Demand remained strong throughout the summer, with buyers competing for stock across the board.
Following the record values seen in the second quarter for fleet and lease light commercials, values rose again in July to new record levels at £4,150 and dipped just below £4,000 in August.
There was also plenty of buying power about in the late-year low mileage sector.
There really is a shortage of nearly-new, manufacturer-sourced closed sale product and dealers and approved buyers are competing strongly for the few examples out there.
Similarly, any late-plate stock that surfaces in fleet and lease sales is eagerly snapped up at well above guide prices.
For example a recent lease sale offered a late-plate, short wheelbase Vauxhall Vivaro that had covered only a few thousand miles.
It sold for in excess of £10,000, a comparable price to an entry-level new van. The few ‘new’ models we are seeing at auction – Ford Transit, Mercedes-Benz Sprinter and Volkswagen Crafter – are making storming money.
Nearly-new stock remains hugely desirable, particularly with the manufacturers bringing a number of new models to the used market in recent months.
There are also the well-documented supply chain issues affecting some areas of the new market, which has encouraged some buyers to look at the nearly new sector instead.

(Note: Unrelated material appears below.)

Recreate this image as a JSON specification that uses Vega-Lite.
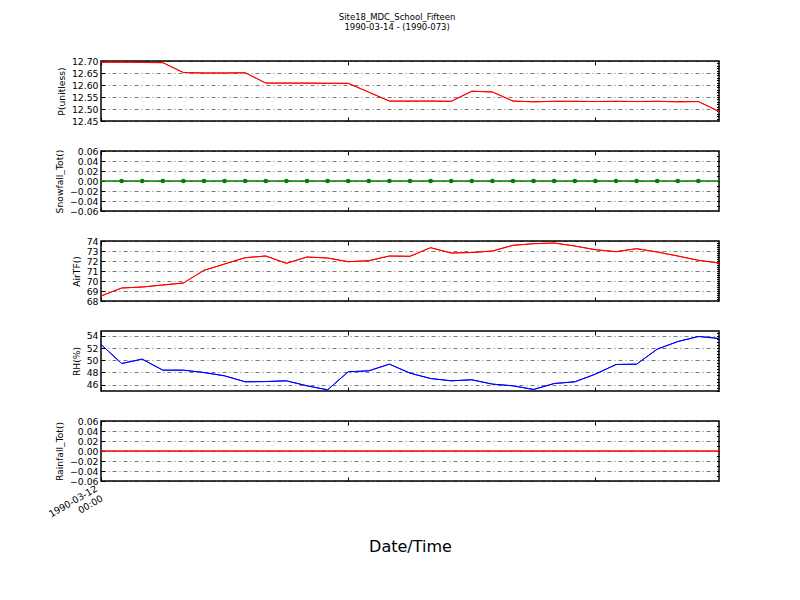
{
  "$schema": "https://vega.github.io/schema/vega-lite/v6.json",
  "background": "white",
  "padding": {"left": 46, "top": 13, "right": 5, "bottom": 5},
  "bounds": "flush",
  "spacing": 30,
  "title": {"text": ["Site18_MDC_School_Fifteen", "1990-03-14 - (1990-073)"], "font": "DejaVu Sans", "fontSize": 8.5, "fontWeight": "normal", "lineHeight": 9.5, "anchor": "middle", "offset": 25, "dx": 13},
  "config": {
    "view": {"stroke": "black", "strokeWidth": 1.5},
    "axis": {"labelFont": "DejaVu Sans", "labelFontSize": 9.3, "labelColor": "black", "titleFont": "DejaVu Sans", "titleFontSize": 9.2, "titleFontWeight": "normal", "titleColor": "black", "tickColor": "black", "domain": false, "gridColor": "black", "gridOpacity": 0.75, "gridWidth": 0.7, "gridDash": [4, 3, 1, 3]}
  },
  "data": {"values": [
    {"t": "1990-03-12T00:00:00", "P": 12.695, "Snow": 0, "AirTF": 68.5, "RH": 52.6, "Rain": 0},
    {"t": "1990-03-12T01:00:00", "P": 12.695, "Snow": 0, "AirTF": 69.3, "RH": 49.46, "Rain": 0},
    {"t": "1990-03-12T02:00:00", "P": 12.694, "Snow": 0, "AirTF": 69.4, "RH": 50.18, "Rain": 0},
    {"t": "1990-03-12T03:00:00", "P": 12.693, "Snow": 0, "AirTF": 69.6, "RH": 48.37, "Rain": 0},
    {"t": "1990-03-12T04:00:00", "P": 12.652, "Snow": 0, "AirTF": 69.8, "RH": 48.37, "Rain": 0},
    {"t": "1990-03-12T05:00:00", "P": 12.65, "Snow": 0, "AirTF": 71.07, "RH": 47.98, "Rain": 0},
    {"t": "1990-03-12T06:00:00", "P": 12.65, "Snow": 0, "AirTF": 71.7, "RH": 47.44, "Rain": 0},
    {"t": "1990-03-12T07:00:00", "P": 12.651, "Snow": 0, "AirTF": 72.33, "RH": 46.46, "Rain": 0},
    {"t": "1990-03-12T08:00:00", "P": 12.608, "Snow": 0, "AirTF": 72.5, "RH": 46.5, "Rain": 0},
    {"t": "1990-03-12T09:00:00", "P": 12.608, "Snow": 0, "AirTF": 71.77, "RH": 46.62, "Rain": 0},
    {"t": "1990-03-12T10:00:00", "P": 12.608, "Snow": 0, "AirTF": 72.4, "RH": 45.8, "Rain": 0},
    {"t": "1990-03-12T11:00:00", "P": 12.607, "Snow": 0, "AirTF": 72.3, "RH": 45.15, "Rain": 0},
    {"t": "1990-03-12T12:00:00", "P": 12.607, "Snow": 0, "AirTF": 71.93, "RH": 48.1, "Rain": 0},
    {"t": "1990-03-12T13:00:00", "P": 12.57, "Snow": 0, "AirTF": 72.03, "RH": 48.26, "Rain": 0},
    {"t": "1990-03-12T14:00:00", "P": 12.533, "Snow": 0, "AirTF": 72.5, "RH": 49.36, "Rain": 0},
    {"t": "1990-03-12T15:00:00", "P": 12.533, "Snow": 0, "AirTF": 72.47, "RH": 47.88, "Rain": 0},
    {"t": "1990-03-12T16:00:00", "P": 12.533, "Snow": 0, "AirTF": 73.33, "RH": 47.0, "Rain": 0},
    {"t": "1990-03-12T17:00:00", "P": 12.532, "Snow": 0, "AirTF": 72.8, "RH": 46.62, "Rain": 0},
    {"t": "1990-03-12T18:00:00", "P": 12.574, "Snow": 0, "AirTF": 72.85, "RH": 46.79, "Rain": 0},
    {"t": "1990-03-12T19:00:00", "P": 12.571, "Snow": 0, "AirTF": 73.0, "RH": 46.08, "Rain": 0},
    {"t": "1990-03-12T20:00:00", "P": 12.533, "Snow": 0, "AirTF": 73.57, "RH": 45.8, "Rain": 0},
    {"t": "1990-03-12T21:00:00", "P": 12.53, "Snow": 0, "AirTF": 73.73, "RH": 45.2, "Rain": 0},
    {"t": "1990-03-12T22:00:00", "P": 12.532, "Snow": 0, "AirTF": 73.8, "RH": 46.18, "Rain": 0},
    {"t": "1990-03-12T23:00:00", "P": 12.532, "Snow": 0, "AirTF": 73.5, "RH": 46.46, "Rain": 0},
    {"t": "1990-03-13T00:00:00", "P": 12.531, "Snow": 0, "AirTF": 73.13, "RH": 47.72, "Rain": 0},
    {"t": "1990-03-13T01:00:00", "P": 12.532, "Snow": 0, "AirTF": 72.93, "RH": 49.3, "Rain": 0},
    {"t": "1990-03-13T02:00:00", "P": 12.531, "Snow": 0, "AirTF": 73.23, "RH": 49.36, "Rain": 0},
    {"t": "1990-03-13T03:00:00", "P": 12.532, "Snow": 0, "AirTF": 72.9, "RH": 51.82, "Rain": 0},
    {"t": "1990-03-13T04:00:00", "P": 12.53, "Snow": 0, "AirTF": 72.5, "RH": 53.07, "Rain": 0},
    {"t": "1990-03-13T05:00:00", "P": 12.531, "Snow": 0, "AirTF": 72.07, "RH": 53.9, "Rain": 0},
    {"t": "1990-03-13T06:00:00", "P": 12.49, "Snow": 0, "AirTF": 71.8, "RH": 53.57, "Rain": 0}
  ]},
  "vconcat": [
    {
      "width": 618, "height": 60,
      "layer": [
        {"mark": {"type": "line", "color": "red", "strokeWidth": 1},
         "encoding": {
           "x": {"field": "t", "type": "temporal", "scale": {"nice": false}, "axis": {"title": null, "labels": false, "grid": false, "tickSize": -4, "values": [{"year": 1990, "month": 3, "date": 12, "hours": 0}, {"year": 1990, "month": 3, "date": 12, "hours": 12}, {"year": 1990, "month": 3, "date": 13, "hours": 0}]}},
           "y": {"field": "P", "type": "quantitative", "scale": {"domain": [12.45, 12.7], "nice": false, "zero": false}, "axis": {"title": "P(unitless)", "values": [12.45, 12.5, 12.55, 12.6, 12.65, 12.7], "format": ".2f", "grid": true, "tickSize": -4, "labelPadding": 7, "titlePadding": 5}}
         }},
        {"mark": {"type": "line", "color": "red", "strokeWidth": 1},
         "encoding": {
           "x": {"field": "t", "type": "temporal", "scale": {"nice": false}, "axis": {"orient": "top", "title": null, "labels": false, "grid": false, "tickSize": -4, "values": [{"year": 1990, "month": 3, "date": 12, "hours": 0}, {"year": 1990, "month": 3, "date": 12, "hours": 12}, {"year": 1990, "month": 3, "date": 13, "hours": 0}]}},
           "y": {"field": "P", "type": "quantitative", "scale": {"domain": [12.45, 12.7], "nice": false, "zero": false}, "axis": {"orient": "right", "title": null, "labels": false, "grid": false, "tickSize": -2.5, "values": [12.46, 12.47, 12.48, 12.49, 12.5, 12.51, 12.52, 12.53, 12.54, 12.55, 12.56, 12.57, 12.58, 12.59, 12.6, 12.61, 12.62, 12.63, 12.64, 12.65, 12.66, 12.67, 12.68, 12.69]}}
         }}
      ],
      "resolve": {"axis": {"x": "independent", "y": "independent"}}
    },
    {
      "width": 618, "height": 60,
      "layer": [
        {"mark": {"type": "line", "color": "green", "strokeWidth": 1},
         "encoding": {
           "x": {"field": "t", "type": "temporal", "scale": {"nice": false}, "axis": {"title": null, "labels": false, "grid": false, "tickSize": -4, "values": [{"year": 1990, "month": 3, "date": 12, "hours": 0}, {"year": 1990, "month": 3, "date": 12, "hours": 12}, {"year": 1990, "month": 3, "date": 13, "hours": 0}]}},
           "y": {"field": "Snow", "type": "quantitative", "scale": {"domain": [-0.06, 0.06], "nice": false, "zero": false}, "axis": {"title": "Snowfall_Tot()", "values": [-0.06, -0.04, -0.02, 0, 0.02, 0.04, 0.06], "format": ".2f", "grid": true, "tickSize": -4, "labelPadding": 7, "titlePadding": 5}}
         }},
        {"mark": {"type": "line", "color": "green", "strokeWidth": 1},
         "encoding": {
           "x": {"field": "t", "type": "temporal", "scale": {"nice": false}, "axis": {"orient": "top", "title": null, "labels": false, "grid": false, "tickSize": -4, "values": [{"year": 1990, "month": 3, "date": 12, "hours": 0}, {"year": 1990, "month": 3, "date": 12, "hours": 12}, {"year": 1990, "month": 3, "date": 13, "hours": 0}]}},
           "y": {"field": "Snow", "type": "quantitative", "scale": {"domain": [-0.06, 0.06], "nice": false, "zero": false}, "axis": {"orient": "right", "title": null, "labels": false, "grid": false, "tickSize": -2.5, "values": [-0.05, -0.04, -0.03, -0.02, -0.01, 0, 0.01, 0.02, 0.03, 0.04, 0.05]}}
         }},
        {"transform": [{"filter": "datum.t > datetime(1990, 2, 12, 0, 30) && datum.t < datetime(1990, 2, 13, 5, 30)"}],
         "mark": {"type": "point", "filled": true, "size": 22, "color": "green", "opacity": 1},
         "encoding": {
           "x": {"field": "t", "type": "temporal", "axis": null},
           "y": {"field": "Snow", "type": "quantitative", "axis": null}
         }}
      ],
      "resolve": {"axis": {"x": "independent", "y": "independent"}}
    },
    {
      "width": 618, "height": 60,
      "layer": [
        {"mark": {"type": "line", "color": "red", "strokeWidth": 1},
         "encoding": {
           "x": {"field": "t", "type": "temporal", "scale": {"nice": false}, "axis": {"title": null, "labels": false, "grid": false, "tickSize": -4, "values": [{"year": 1990, "month": 3, "date": 12, "hours": 0}, {"year": 1990, "month": 3, "date": 12, "hours": 12}, {"year": 1990, "month": 3, "date": 13, "hours": 0}]}},
           "y": {"field": "AirTF", "type": "quantitative", "scale": {"domain": [68, 74], "nice": false, "zero": false}, "axis": {"title": "AirTF()", "values": [68, 69, 70, 71, 72, 73, 74], "format": "d", "grid": true, "tickSize": -4, "labelPadding": 7, "titlePadding": 5}}
         }},
        {"mark": {"type": "line", "color": "red", "strokeWidth": 1},
         "encoding": {
           "x": {"field": "t", "type": "temporal", "scale": {"nice": false}, "axis": {"orient": "top", "title": null, "labels": false, "grid": false, "tickSize": -4, "values": [{"year": 1990, "month": 3, "date": 12, "hours": 0}, {"year": 1990, "month": 3, "date": 12, "hours": 12}, {"year": 1990, "month": 3, "date": 13, "hours": 0}]}},
           "y": {"field": "AirTF", "type": "quantitative", "scale": {"domain": [68, 74], "nice": false, "zero": false}, "axis": {"orient": "right", "title": null, "labels": false, "grid": false, "tickSize": -2.5, "values": [68.2, 68.4, 68.6, 68.8, 69, 69.2, 69.4, 69.6, 69.8, 70, 70.2, 70.4, 70.6, 70.8, 71, 71.2, 71.4, 71.6, 71.8, 72, 72.2, 72.4, 72.6, 72.8, 73, 73.2, 73.4, 73.6, 73.8]}}
         }}
      ],
      "resolve": {"axis": {"x": "independent", "y": "independent"}}
    },
    {
      "width": 618, "height": 60,
      "layer": [
        {"mark": {"type": "line", "color": "blue", "strokeWidth": 1},
         "encoding": {
           "x": {"field": "t", "type": "temporal", "scale": {"nice": false}, "axis": {"title": null, "labels": false, "grid": false, "tickSize": -4, "values": [{"year": 1990, "month": 3, "date": 12, "hours": 0}, {"year": 1990, "month": 3, "date": 12, "hours": 12}, {"year": 1990, "month": 3, "date": 13, "hours": 0}]}},
           "y": {"field": "RH", "type": "quantitative", "scale": {"domain": [44.95, 54.8], "nice": false, "zero": false}, "axis": {"title": "RH(%)", "values": [46, 48, 50, 52, 54], "format": "d", "grid": true, "tickSize": -4, "labelPadding": 7, "titlePadding": 5}}
         }},
        {"mark": {"type": "line", "color": "blue", "strokeWidth": 1},
         "encoding": {
           "x": {"field": "t", "type": "temporal", "scale": {"nice": false}, "axis": {"orient": "top", "title": null, "labels": false, "grid": false, "tickSize": -4, "values": [{"year": 1990, "month": 3, "date": 12, "hours": 0}, {"year": 1990, "month": 3, "date": 12, "hours": 12}, {"year": 1990, "month": 3, "date": 13, "hours": 0}]}},
           "y": {"field": "RH", "type": "quantitative", "scale": {"domain": [44.95, 54.8], "nice": false, "zero": false}, "axis": {"orient": "right", "title": null, "labels": false, "grid": false, "tickSize": -2.5, "values": [45, 45.5, 46, 46.5, 47, 47.5, 48, 48.5, 49, 49.5, 50, 50.5, 51, 51.5, 52, 52.5, 53, 53.5, 54, 54.5]}}
         }}
      ],
      "resolve": {"axis": {"x": "independent", "y": "independent"}}
    },
    {
      "width": 618, "height": 60,
      "layer": [
        {"mark": {"type": "line", "color": "red", "strokeWidth": 1},
         "encoding": {
           "x": {"field": "t", "type": "temporal", "scale": {"nice": false}, "axis": {"title": "Date/Time", "titleFontSize": 16, "titlePadding": 10, "labels": true, "labelAngle": -30, "labelAlign": "right", "labelBaseline": "top", "labelFontSize": 9.3, "labelPadding": 7, "labelOffset": -7, "labelExpr": "timeFormat(datum.value, '%d %H') == '12 00' ? ['1990-03-12', '00:00'] : ''", "grid": false, "tickSize": -4, "values": [{"year": 1990, "month": 3, "date": 12, "hours": 0}, {"year": 1990, "month": 3, "date": 12, "hours": 12}, {"year": 1990, "month": 3, "date": 13, "hours": 0}]}},
           "y": {"field": "Rain", "type": "quantitative", "scale": {"domain": [-0.06, 0.06], "nice": false, "zero": false}, "axis": {"title": "Rainfall_Tot()", "values": [-0.06, -0.04, -0.02, 0, 0.02, 0.04, 0.06], "format": ".2f", "grid": true, "tickSize": -4, "labelPadding": 7, "titlePadding": 5}}
         }},
        {"mark": {"type": "line", "color": "red", "strokeWidth": 1},
         "encoding": {
           "x": {"field": "t", "type": "temporal", "scale": {"nice": false}, "axis": {"orient": "top", "title": null, "labels": false, "grid": false, "tickSize": -4, "values": [{"year": 1990, "month": 3, "date": 12, "hours": 0}, {"year": 1990, "month": 3, "date": 12, "hours": 12}, {"year": 1990, "month": 3, "date": 13, "hours": 0}]}},
           "y": {"field": "Rain", "type": "quantitative", "scale": {"domain": [-0.06, 0.06], "nice": false, "zero": false}, "axis": {"orient": "right", "title": null, "labels": false, "grid": false, "tickSize": -2.5, "values": [-0.05, -0.04, -0.03, -0.02, -0.01, 0, 0.01, 0.02, 0.03, 0.04, 0.05]}}
         }}
      ],
      "resolve": {"axis": {"x": "independent", "y": "independent"}}
    }
  ]
}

As a result, late-plate values have been strong all year and increased by around £700 between June and August to nearly £10,600.
Looking at the longer-term price trends going back to last year shows growth across the board.
Fleet and lease values have averaged nearly £4,000 in 2007 – the same period in 2006 averaged £3,636.
Part-exchange values reached a peak in May 2007 at £3,500 and have averaged £3,329 this year, compared to £3,165 last year.
Nearly-new values are much more erratic, largely due to the lower volumes, meaning model mix can have a direct effect on price.
That aside, values averaged £10,466 to the half-year point this year, compared to £9,797 in 2006.
We are only now beginning to see an easing of prices for Ford Transit Connect as the market starts to see some bigger volumes from corporate fleets.
It’s certainly been a long honeymoon for the model and well-specified examples remain highly desirable.
The luxury double-cab market remains strong – even while volumes and availability are rising there is massive demand for clean and tidy, well-specced ‘retail examples’.
Even basic 4x4 models will make up to £1,000 more if they are in a retail colour such as silver, rather than white.
As the double-cab is plentiful so all of a sudden single-cabs are in demand for rarity value – we have seen clean examples sell for in excess of the book value for the double-cab model.
Buyers continue to bid strongly for car-sized vans providing they have a side-loading door. This has changed from a ‘nice-to-have’ feature to a ‘must-have’ in recent months.
Air-con is going to increase in importance as driver comfort is also a health and safety issue. And if you have air-con, you need a bulkhead.
The market is in good health, but with interest rate rises yet to really bite we should still be mindful of potential pressure on values.
Even while the commercial market seems relatively immune, price levels are important and buyers are increasingly ‘price led’.
The market for vehicles in clean, retail-ready condition will remain strong, but for LCVs in average condition there could be price pressure later in the year.
With this in mind, buyers are avoiding anything that needs repair or bodywork and vans that are scraped, lettered, with abused interiors, rips and damaged plastics are generally being overlooked.
Small businesses have been very much the driving force behind the renaissance in van sales and despite rumblings from some sectors about business confidence, while economic conditions remain relatively benign and stock is in short supply, it is likely that the demand will continue.